Unemployment so far has shown a great drop in my levels of motivation and a huge amount of uncertainty about what my reasons for getting a job may be.  For example, 'Ahh stuff it, should I just try and get a job at Foxtons because I'll get paid a lot?' 'No. Because people who work at Foxtons don't have a soul.'  'Ahh right, back to the drawing board I go then...'

Tell you what else sucks...not being able to tick the box 'Student' and having to move to 'Unemployed' instead, not cool.  Our student card discounts run out soon as well!  Noooo. Now we have to pay full price for stuff and everything.  Also not receieving any more student loan and instead facing the bitter realisation that YES YOU DO have to pay all that back!  Ouch.  Monopoly money no more...

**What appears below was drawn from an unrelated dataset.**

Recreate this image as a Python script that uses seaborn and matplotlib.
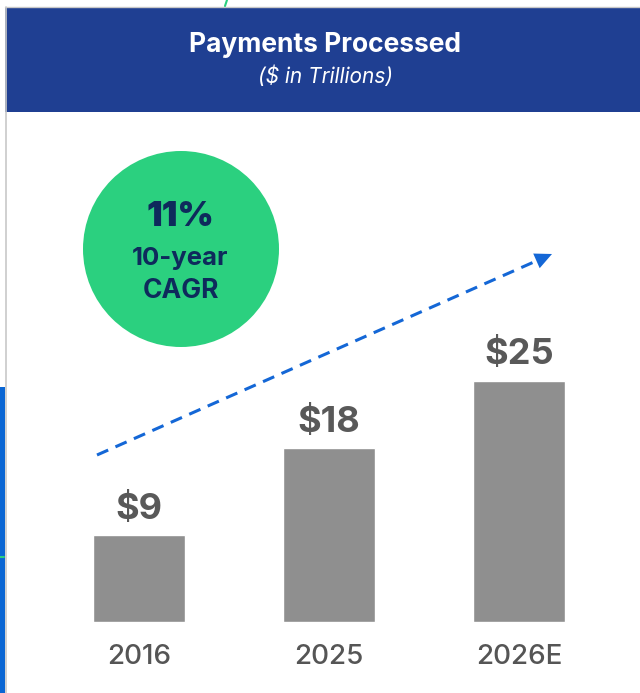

As a graduate, you may find yourself making rash and totally unprovoked and or ill thought out decisions:

'Right!! That's it.  I'm going to Thailand to teach underprivileged children, and they're going to be pleased about it.  I'll probably like be made a head teacher there in the first 3 months...'

*Checks bank balance*

'Maybe I'll go next year instead...?'


Courtesy of : bumbumbee-tira.blogspot.com
I personally feel as though my whole unemployment situation phase is not that much fun at all.  Every time I go out and do something fun or relax, I have this niggling in my brain saying 'Oof you really should be getting on it now.  Get a job, you lazy thing!'  I have developed an actual fear of writing a proper Cv and my eye twitches every time I open up the dreaded document on Word.  I have probably put on what feels like a stone from emotional eating and sitting at the laptop and trawling through possible job options, and to top it off I feel like I don't have a driving force in my life.  A reason for being. 

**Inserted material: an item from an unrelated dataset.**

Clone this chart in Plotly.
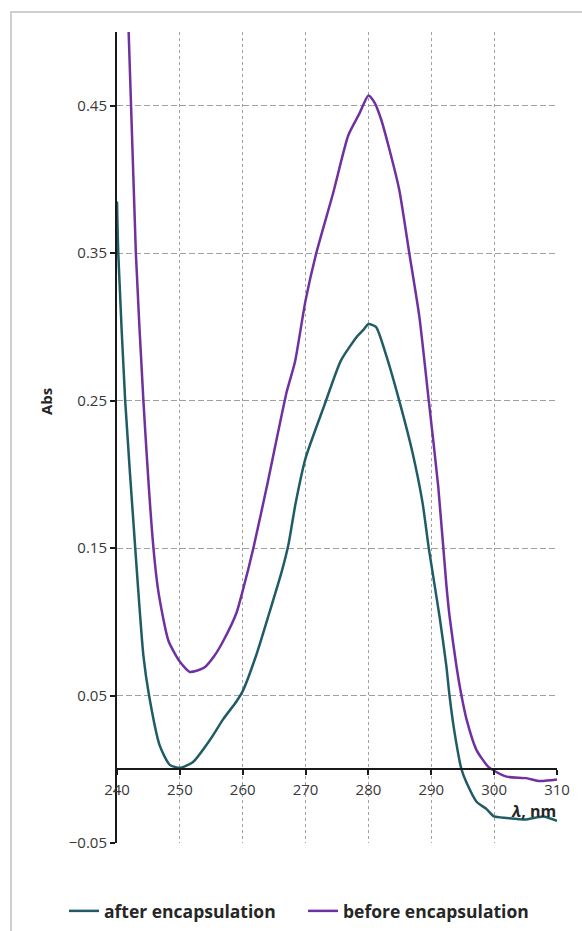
import plotly.graph_objects as go

# wavelength (nm) and absorbance for each series
after_x = [240, 240.2, 241.3, 242.9, 244.2, 245.1, 246.8, 248.4, 250, 252.1, 254.8, 256.9, 259, 260,
           262.2, 264.3, 266.2, 267.3, 268.4, 270, 273, 275.6, 278.1, 279.2, 280, 281.2, 282.8, 284.9,
           287, 288.6, 289.6, 291.3, 292.4, 292.9, 293.7, 294.8, 295.6, 297.2, 298.8, 300, 302, 305.1,
           307.8, 310]
after_y = [0.385, 0.35, 0.25, 0.15, 0.077, 0.05, 0.016, 0.003, 0.001, 0.005, 0.02, 0.034, 0.046, 0.053,
           0.078, 0.107, 0.134, 0.153, 0.18, 0.211, 0.247, 0.277, 0.293, 0.298, 0.302, 0.30, 0.281, 0.25,
           0.215, 0.181, 0.15, 0.104, 0.07, 0.05, 0.025, 0.0, -0.009, -0.022, -0.027, -0.032, -0.033,
           -0.034, -0.032, -0.035]

before_x = [241.7, 243.0, 244.2, 245.8, 246.6, 248.2, 250, 251.6, 252.8, 253.9, 255.5, 256.9, 259, 260,
            261.7, 264, 267, 268.3, 270, 271.7, 274.4, 276.8, 278.6, 280, 281, 282, 283.3, 284.9, 286.5,
            288.1, 289.6, 291.1, 292.4, 292.9, 294.0, 294.8, 295.6, 297.2, 299.0, 300, 302, 305.1,
            307.3, 310]
before_y = [0.52, 0.35, 0.25, 0.15, 0.12, 0.087, 0.073, 0.066, 0.067, 0.069, 0.077, 0.087, 0.106, 0.121,
            0.15, 0.195, 0.256, 0.276, 0.318, 0.35, 0.391, 0.43, 0.445, 0.457, 0.452, 0.441, 0.421, 0.393,
            0.35, 0.307, 0.25, 0.192, 0.125, 0.104, 0.07, 0.05, 0.034, 0.013, 0.002, -0.001, -0.005,
            -0.006, -0.008, -0.007]

x_ticks = [240, 250, 260, 270, 280, 290, 300, 310]
y_ticks = [-0.05, 0.05, 0.15, 0.25, 0.35, 0.45]

TEAL = "#1F5C66"
PURPLE = "#7030A0"
FONT = "Open Sans"
TICK_COLOR = "#383838"

fig = go.Figure()
fig.add_trace(go.Scatter(x=after_x, y=after_y, mode="lines", name="<b>after encapsulation</b>",
                         line=dict(color=TEAL, width=2.5, shape="spline", smoothing=0.6)))
fig.add_trace(go.Scatter(x=before_x, y=before_y, mode="lines", name="<b>before encapsulation</b>",
                         line=dict(color=PURPLE, width=2.5, shape="spline", smoothing=0.6)))

# plot area in page pixels
W, H = 582, 931
PL, PR, PT, PB = 117, 557, 32, 843
pw, ph = PR - PL, PB - PT


def px(x):
    return (x - PL) / pw


def py(y):
    return (PB - y) / ph


ymin, ymax = -0.05, 0.5
fig.update_layout(
    width=W, height=H,
    margin=dict(l=PL, r=W - PR, t=PT, b=H - PB, autoexpand=False),
    paper_bgcolor="white", plot_bgcolor="white",
    font=dict(family=FONT, color=TICK_COLOR, size=15),
    xaxis=dict(range=[240, 310], tickvals=x_ticks, showgrid=True, gridcolor="#a0a0a0",
               griddash="3px,3px", gridwidth=1, showline=True, linecolor="#1a1a1a", linewidth=2,
               anchor="free", position=(0 - ymin) / (ymax - ymin), ticks="outside",
               ticklen=5, tickcolor="#1a1a1a", tickwidth=1.5, zeroline=False,
               ticklabelstandoff=2,
               tickfont=dict(size=15, color=TICK_COLOR)),
    yaxis=dict(range=[ymin, ymax], tickvals=y_ticks, tickformat=".2f", showgrid=True,
               gridcolor="#a0a0a0", griddash="6px,3px", gridwidth=1, showline=True,
               linecolor="#1a1a1a", linewidth=2, ticks="outside", ticklen=5,
               tickcolor="#1a1a1a", tickwidth=1.5, zeroline=False,
               tickfont=dict(size=15, color=TICK_COLOR)),
    legend=dict(orientation="h", x=px(64), y=py(911), xanchor="left", yanchor="middle",
                font=dict(size=17.5, color="#262626", family=FONT), itemwidth=30,
                entrywidth=194, entrywidthmode="pixels",
                bgcolor="rgba(0,0,0,0)"),
    showlegend=True,
)

fig.add_annotation(text="<b>Abs</b>", x=px(46), y=py(402), xref="paper", yref="paper",
                   xanchor="center", yanchor="middle",
                   textangle=-90, showarrow=False, font=dict(size=15, color="#262626"))
fig.add_annotation(text="<b><i>λ</i>, nm</b>", x=px(533), y=py(811), xref="paper", yref="paper",
                   xanchor="center", yanchor="middle",
                   showarrow=False, font=dict(size=16, color="#262626"))

fig.add_shape(type="rect", xref="paper", yref="paper", x0=px(11), x1=px(600), y0=py(960), y1=py(12),
              line=dict(color="#c0c0c0", width=1.5), layer="below")

fig.write_html("out.html", config={"displayModeBar": False},
               post_script="document.body.style.margin='0px';document.body.style.overflow='hidden';")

My dad has told me to enjoy unemployment whilst I can, this is from a man who once held down 5 jobs at the same time when I was growing up to make sure we could like eat and stuff.  The man may have a point, but now that he's retired and finally unemployed he always says he's got to keep himself 'busy and doing little jobs' for fear of the minute that he stops, he dies.  That's what I kind of feel like I think.

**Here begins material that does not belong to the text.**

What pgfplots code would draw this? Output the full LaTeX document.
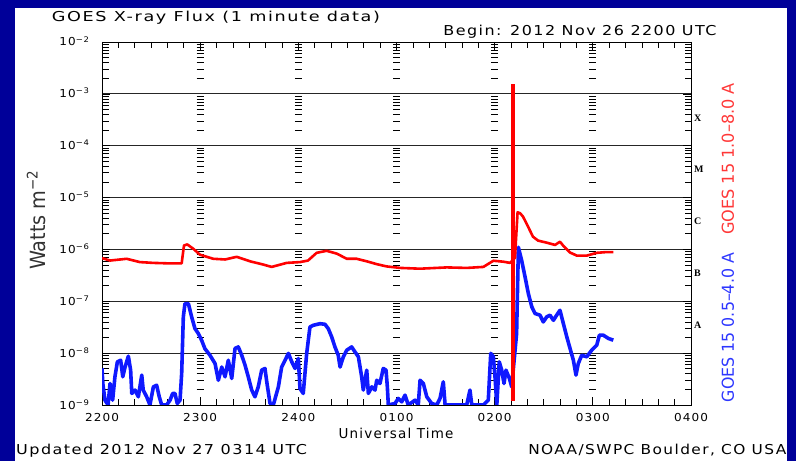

I like having a purpose in life and a reason to get out of bed.  I genuinely thrive on challenges and am a competitive and hard working individual who gets a real kick out of getting paid for working hard.  I like to feel that I have earned my money and I am certainly no stranger to a working environment.  I just feel that waitressing/bar work isn't enough of a challenge for me anymore.  I want a job USING my degree please?  Then I promise I will look back at my unemployment phase and agree that it was quite fun after all!!  

  

Close Encounters

Swan Lake in-the-round, Dress Rehearsal
I’m pretty sure I must have had the best seat in the house for Tuesday night’s preview of Swan Lake; front row centre, and immediately next to a thrust of the stage – which provided a main entrance and exit for the dancers.
Photography by Ash
http://www.flickr.com/photos/englishnationalballet/sets/72157633595583731/
However, as I was about to discover, the position of your seat will not prevent your enjoyment of this fantastic performance!  The nature of this particular show being staged in the round means that any member of the audience has the opportunity of being inches away from the action, literally, at any given time.  Being in an aisle seat, I personally had the pleasure of being subjected to very close encounters with the performers.  And when I say close, I mean close.  The seaweed-like tendrils of wrath belonging to James Streeter’s costume, struck me on more than one occasion as he stormed on and off stage.  He played a fearless Rothbart showing an intense purpose which made us all gasp in delight.
This is not the only advantage of the staging.  Deane’s brave choice to use 60 swans for the production means that they flood the misty lake of the stage with ease, their synchronisation and canons meaning that you never miss a movement.  Your eyes take in the ghostly scenes unfolding from the haze; an overall closeness for the entire audience is achieved as their pirouettes and arabesques seem to reach every inch of the stage whilst remaining in perfect line formations.
Intimacy was achieved throughout the performance through the flawless technique showcased by the two principal roles of the evening, Daria Klimentová and Vadim Muntagirov, who personified a powerful chemistry as a duet.  A competitive edge was evident with each of them trying to surpass the efforts of the other during their pas de deux.  This took their already strong characters further, and gave a slight air of a mating ritual that was impossible to ignore.
Aside from the comments of approval that laced the audience as they left the Royal Albert Hall, perhaps the most talked about aspect of the adaptation was the welcome fairy tale ending.   You really must go and see it to believe it, from whichever seat you are sitting in!